Sales of risky European corporate debt reached an unprecedented €23 billion in June, according to data from JPMorgan, surpassing the previous monthly record set in June 2021 by approximately €5 billion. The month also witnessed a historic 44 bond deals, as reported by PitchBook. “The market is drowning in new deals,” noted an investor at a European credit hedge fund.
The increased demand is enabling companies previously struggling to access capital to tap into the bond market. This is fueled by falling borrowing costs, as investors seek alternatives to US assets. While the US stock market experienced a strong rebound in the second quarter, a broader trend away from dollar-denominated bonds has persisted, contributing to the greenback’s weakest start to the year in over half a century. Conversely, European high-yield bond funds have enjoyed seven consecutive weeks of inflows, as indicated by Bank of America data.
The appetite for risk is so substantial that even companies with challenging histories are finding success. Czechoslovak Group, a bullets manufacturer, and Flora, a butter-substitute maker owned by KKR, were both able to issue bonds in the past week, accessing markets that were previously closed to them. Flora’s deal was particularly noteworthy, marking the first issuance by a triple C-rated company – among the lowest in the credit spectrum – in nearly a year.
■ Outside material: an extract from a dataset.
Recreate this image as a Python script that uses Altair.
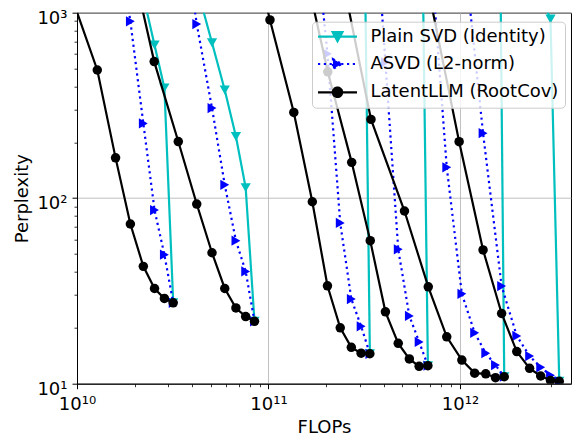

The company was able to issue bonds under Norwegian law, a jurisdiction known for less stringent disclosure requirements.
Flora priced €400 million of bonds on Monday with a yield of 8.625%, a significant reduction of roughly four percentage points compared to its existing debt with a similar rating, despite having previously withdrawn a bond offering. Similarly, Prague-based CSG secured new five-year dollar and euro debt at yields of 6.5% and 5.25% respectively, a dramatic decrease from the 11% interest rate it paid on a $775 million bond in November, as reported by the Financial Times.
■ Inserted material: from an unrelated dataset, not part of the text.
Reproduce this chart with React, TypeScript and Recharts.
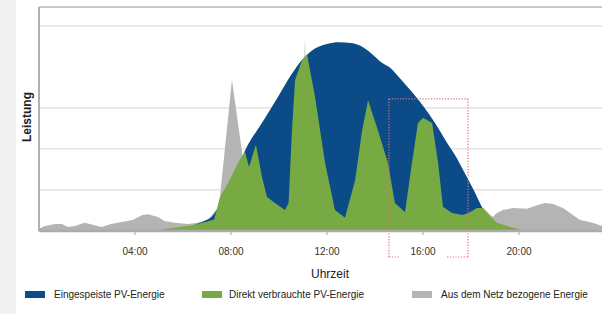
import React from 'react';
import {
  AreaChart,
  Area,
  XAxis,
  YAxis,
  CartesianGrid,
  ReferenceLine,
} from 'recharts';

// ---- data (hours of day, relative power) ----
const hourTicks = [4, 8, 12, 16, 20];
const tickLabels = ['04:00', '08:00', '12:00', '16:00', '20:00'];
const gridLines = [0, 1, 2, 3, 5];

// Eingespeiste PV-Energie (PV production envelope)
const pvTimes = [6.1, 6.4, 6.9, 7.2, 7.5, 8.0, 8.5, 8.6, 9.29, 9.96, 10.5, 11.0, 11.5, 12.0, 12.5, 13.0, 13.5, 14.0, 14.29, 14.63, 15.0, 15.46, 16.0, 16.5, 17.0, 17.33, 17.75, 18.17, 18.46, 18.6, 18.7];
const pvValues = [0, 0.12, 0.25, 0.35, 0.6, 1.25, 1.85, 1.98, 2.63, 3.27, 3.8, 4.2, 4.45, 4.56, 4.6, 4.58, 4.48, 4.25, 4.1, 3.98, 3.75, 3.44, 3.05, 2.63, 2.15, 1.85, 1.4, 0.93, 0.58, 0.45, 0];

// Direkt verbrauchte PV-Energie
const directTimes = [4.75, 6.5, 7.3, 7.54, 7.88, 8.29, 8.58, 8.75, 9.04, 9.29, 9.5, 9.83, 10.25, 10.4, 10.54, 10.67, 10.96, 11.17, 11.5, 11.92, 12.33, 12.75, 13.17, 13.46, 13.71, 14.13, 14.54, 14.83, 15.25, 15.54, 15.79, 16.0, 16.38, 16.63, 16.83, 17.21, 17.63, 17.9, 18.25, 18.5, 18.83, 19.08, 19.63, 20.13, 20.2];
const directValues = [0, 0.15, 0.28, 0.83, 1.17, 1.66, 1.93, 1.56, 2.1, 1.32, 0.83, 0.68, 0.51, 0.68, 2.46, 3.68, 4.17, 4.3, 3.27, 1.66, 0.51, 0.32, 1.24, 2.44, 3.19, 2.44, 1.66, 0.68, 0.46, 1.66, 2.63, 2.76, 2.63, 1.66, 0.59, 0.44, 0.39, 0.44, 0.56, 0.56, 0.34, 0.2, 0.1, 0.02, 0];

// Aus dem Netz bezogene Energie
const gridTimes = [0, 0.04, 0.25, 0.67, 0.96, 1.2, 1.5, 1.9, 2.25, 2.6, 3.0, 3.45, 3.9, 4.3, 4.55, 4.96, 5.25, 5.67, 6.2, 6.6, 7.0, 7.5, 8.04, 8.5, 8.8, 9.2, 10.85, 11.08, 11.3, 18.3, 18.5, 18.9, 19.08, 19.33, 19.75, 20.33, 20.75, 21.08, 21.42, 21.83, 22.13, 22.54, 23.08, 23.46, 24];
const gridValues = [0.05, 0.07, 0.12, 0.17, 0.17, 0.1, 0.12, 0.2, 0.15, 0.1, 0.17, 0.22, 0.27, 0.39, 0.41, 0.34, 0.24, 0.2, 0.17, 0.2, 0.25, 0.6, 3.68, 1.75, 0.5, 0.2, 0.2, 4.66, 0.2, 0.2, 0.56, 0.34, 0.44, 0.51, 0.56, 0.54, 0.63, 0.68, 0.66, 0.56, 0.44, 0.27, 0.2, 0.12, 0.1];

// highlighted window (dotted box), in hours / power units
const boxHours = [14.58, 17.875];
const boxValues = [-0.634, 3.22];
const boxGapHours = [15.04, 17.0];

const seriesNames = ['Eingespeiste PV-Energie', 'Direkt verbrauchte PV-Energie', 'Aus dem Netz bezogene Energie'];
const seriesColors = ['#0b4c88', '#77aa43', '#b4b4b4'];

const Y_MAX = 5.46;

const toData = (ts: number[], vs: number[]) => ts.map((t, i) => ({ t, v: vs[i] }));
const pvData = toData(pvTimes, pvValues);
const directData = toData(directTimes, directValues);
const gridData = toData(gridTimes, gridValues);

const FONT = '"Liberation Sans", Arial, Helvetica, sans-serif';
const RED = '#e0707c';

const legendRects = [25, 202, 412];
const legendTexts = [54, 229, 441];

const EmptyTick = () => <g />;

export default function App() {
  const boxStroke = { stroke: RED, strokeWidth: 1.2, strokeDasharray: '1.2 1.6', ifOverflow: 'visible' as const };
  return (
    <div
      style={{
        position: 'fixed',
        left: 0,
        top: 0,
        width: 602,
        height: 314,
        overflow: 'hidden',
        background: '#ffffff',
        fontFamily: FONT,
      }}
    >
      <div style={{ position: 'absolute', left: 0, top: 0, width: 16, height: 314, background: '#f1f1f1' }} />
      <div style={{ position: 'absolute', left: 0, top: 0 }}>
        <AreaChart width={640} height={314} margin={{ top: 7, right: 25, bottom: 53, left: 0 }}>
          <CartesianGrid vertical={false} horizontal={true} stroke="#dddddd" strokeWidth={1.2} />
          <XAxis
            type="number"
            dataKey="t"
            domain={[0, 24]}
            ticks={hourTicks}
            allowDataOverflow
            tickFormatter={(v: number) => tickLabels[hourTicks.indexOf(v)]}
            height={30}
            tickSize={4}
            tickMargin={13}
            tick={{ fontSize: 10, fill: '#333', fontFamily: FONT }}
            tickLine={{ stroke: '#aaa' }}
            axisLine={{ stroke: '#ababab', strokeWidth: 2.5 }}
            label={{
              content: (p: any) => {
                const vb = p.viewBox || {};
                return (
                  <text x={vb.x + vb.width / 2 + 3} y={278} textAnchor="middle" fontSize={12} fill="#222" fontFamily={FONT}>
                    Uhrzeit
                  </text>
                );
              },
            }}
          />
          <YAxis
            type="number"
            domain={[0, Y_MAX]}
            ticks={gridLines}
            interval={0}
            tick={EmptyTick}
            tickLine={false}
            width={39}
            axisLine={{ stroke: '#b0b0b0', strokeWidth: 2 }}
            label={{
              content: (p: any) => {
                const vb = p.viewBox || {};
                const cx = 31;
                const cy = vb.y + vb.height / 2 - 2;
                return (
                  <text x={cx} y={cy} transform={`rotate(-90 ${cx} ${cy})`} textAnchor="middle" fontSize={12} fontWeight="bold" fill="#222" fontFamily={FONT}>
                    Leistung
                  </text>
                );
              },
            }}
          />
          <ReferenceLine y={Y_MAX} stroke="#bcbcbc" strokeWidth={1.5} />
          <Area data={gridData} dataKey="v" type="linear" stroke="none" fill={seriesColors[2]} fillOpacity={1} isAnimationActive={false} />
          <Area data={pvData} dataKey="v" type="monotone" stroke="none" fill={seriesColors[0]} fillOpacity={1} isAnimationActive={false} />
          <Area data={directData} dataKey="v" type="linear" stroke="none" fill={seriesColors[1]} fillOpacity={1} isAnimationActive={false} />
          <ReferenceLine segment={[{ x: boxHours[0], y: boxValues[1] }, { x: boxHours[1], y: boxValues[1] }]} {...boxStroke} />
          <ReferenceLine segment={[{ x: boxHours[0], y: boxValues[0] }, { x: boxHours[0], y: boxValues[1] }]} {...boxStroke} />
          <ReferenceLine segment={[{ x: boxHours[1], y: boxValues[0] }, { x: boxHours[1], y: boxValues[1] }]} {...boxStroke} />
          <ReferenceLine segment={[{ x: boxHours[0], y: boxValues[0] }, { x: boxGapHours[0], y: boxValues[0] }]} {...boxStroke} />
          <ReferenceLine segment={[{ x: boxGapHours[1], y: boxValues[0] }, { x: boxHours[1], y: boxValues[0] }]} {...boxStroke} />
        </AreaChart>
      </div>
      {seriesNames.map((name, i) => (
        <React.Fragment key={name}>
          <div style={{ position: 'absolute', left: legendRects[i], top: 291, width: 20, height: 7, background: seriesColors[i] }} />
          <div style={{ position: 'absolute', left: legendTexts[i], top: 288, fontSize: 10, lineHeight: '13px', color: '#222', fontFamily: FONT, whiteSpace: 'nowrap' }}>
            {name}
          </div>
        </React.Fragment>
      ))}
    </div>
  );
}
Even Carnival, the world’s largest cruise operator, which recently faced double-digit interest rates on deals secured by its cruise ships, is now offering new euro-denominated debt to investors. High yield spreads – the premium risky borrowers pay over government debt – have narrowed from over 4 percentage points in April to 3.1 percentage points at the end of June, according to Ice BofA data. “You can print pretty high risk stuff at very attractive rates at the moment. The market is running red hot,” one high-yield bond investor explained. “There are inflows coming into our market as people are looking to diversify away from the US.”
President Trump’s trade policies are a key driver of this shift, prompting investors to reassess their long-held preference for the US market due to increased uncertainty. “There’s a huge amount of capital flowing into the asset class… and we are starting to see larger managers focus more on Europe,” said Ben Thompson, head of Emea leveraged finance capital markets at JPMorgan.
Issuers with complex financial instruments, such as payment-in-kind bonds – where interest is rolled into the principal – are also attracting significant investment. Footwear giant Skechers recently priced €1 billion of bonds, alongside $2.2 billion of bonds including a payment-in-kind feature, increasing the euro portion from an initial offering of €750 million. “Managers are desperate to invest,” a leveraged finance banker stated.